Highlights of the Temporary Space
• Ample studio spaces with natural light
• New labs for digital art-making
• A 100-seat theater
• Additional classroom facilities
New Glassell School of Art
When construction is complete in late 2017, the Glassell School of Art will have an 80,000-square-foot home designed by Steven Holl Architects. The new L-shaped building, constructed from a series of sandblasted, pre-cast concrete panels in a rhythm of verticals and slight angles.
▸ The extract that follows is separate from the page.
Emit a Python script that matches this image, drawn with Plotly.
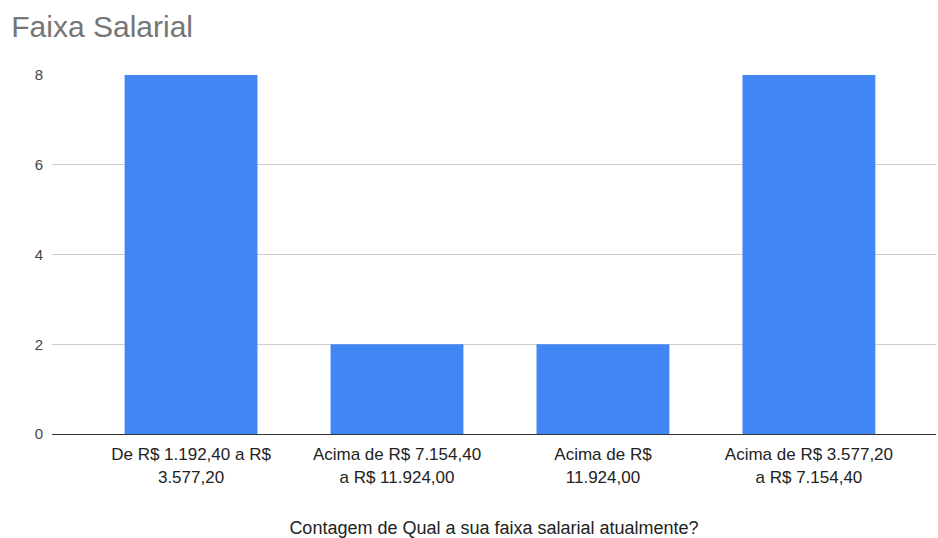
import plotly.graph_objects as go

categories = [
    "De R$ 1.192,40 a R$<br>3.577,20",
    "Acima de R$ 7.154,40<br>a R$ 11.924,00",
    "Acima de R$<br>11.924,00",
    "Acima de R$ 3.577,20<br>a R$ 7.154,40",
]
counts = [8, 2, 2, 8]
y_ticks = [0, 2, 4, 6, 8]

font_family = "Arial, Liberation Sans, sans-serif"

fig = go.Figure(
    go.Bar(
        x=list(range(len(categories))),
        y=counts,
        marker=dict(color="#4285F4", line=dict(width=0)),
        width=0.645,
        hoverinfo="y",
    )
)

fig.update_layout(
    width=938,
    height=538,
    paper_bgcolor="white",
    plot_bgcolor="white",
    margin=dict(l=52, r=2, t=75, b=104),
    showlegend=False,
    title=dict(
        text="Faixa Salarial",
        x=0.012,
        xanchor="left",
        y=0.95,
        yanchor="middle",
        font=dict(family=font_family, size=30, color="#757575"),
    ),
    font=dict(family=font_family, size=17, color="#444444"),
)

fig.update_xaxes(
    tickmode="array",
    tickvals=list(range(len(categories))),
    ticktext=categories,
    range=[-0.675, 3.617],
    showgrid=False,
    showline=True,
    linecolor="#333333",
    linewidth=1,
    ticks="",
    automargin=False,
    ticklabelstandoff=5,
    tickfont=dict(size=17, color="#222222"),
    title=dict(
        text="Contagem de Qual a sua faixa salarial atualmente?",
        font=dict(size=18, color="#222222"),
        standoff=35,
    ),
)

fig.update_yaxes(
    range=[0, 8],
    tickmode="array",
    tickvals=y_ticks,
    showgrid=True,
    gridcolor="#cccccc",
    gridwidth=1,
    zeroline=False,
    ticks="",
    automargin=False,
    ticklabelstandoff=8,
    tickfont=dict(size=15, color="#444444"),
)

fig.write_html("out.html")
Highlights of the New Glassell School of Art
• Fronts onto to The Brown Foundation, Inc. Plaza and provides ample outdoor space for programs and performances
• Natural light in every studio
• A street-level café for students and the public
• For the first time, all Glassell School of Art audiences are served under one roof, since the new building houses Junior School and Studio School students, as well as Core Program residents
• The BBVA Roof Garden, a sloping, walkable green roof that rises from an outdoor amphitheater to a rooftop trellis offering dramatic views of the Susan and Fayez S. Sarofim Campus
How long will Studio School classes take place in the temporary facility on Holcombe Boulevard?
Classes are housed at the newly renovated Holcombe space until construction of the new Glassell School of Art is completed in late 2017.
Does this construction impact Junior School classes?
No. Junior School students are not affected until they move to the new Glassell School of Art building when it opens in late 2017. Classes continue at 5100 Montrose Boulevard until that time.
Does this construction impact the Core Program?
Yes. The Core Program's home has relocated to the Bermac Building, 4101 San Jacinto Street—about five minutes from the Museum campus. The Core Program moves to the new Glassell School of Art when the building is completed in late 2017.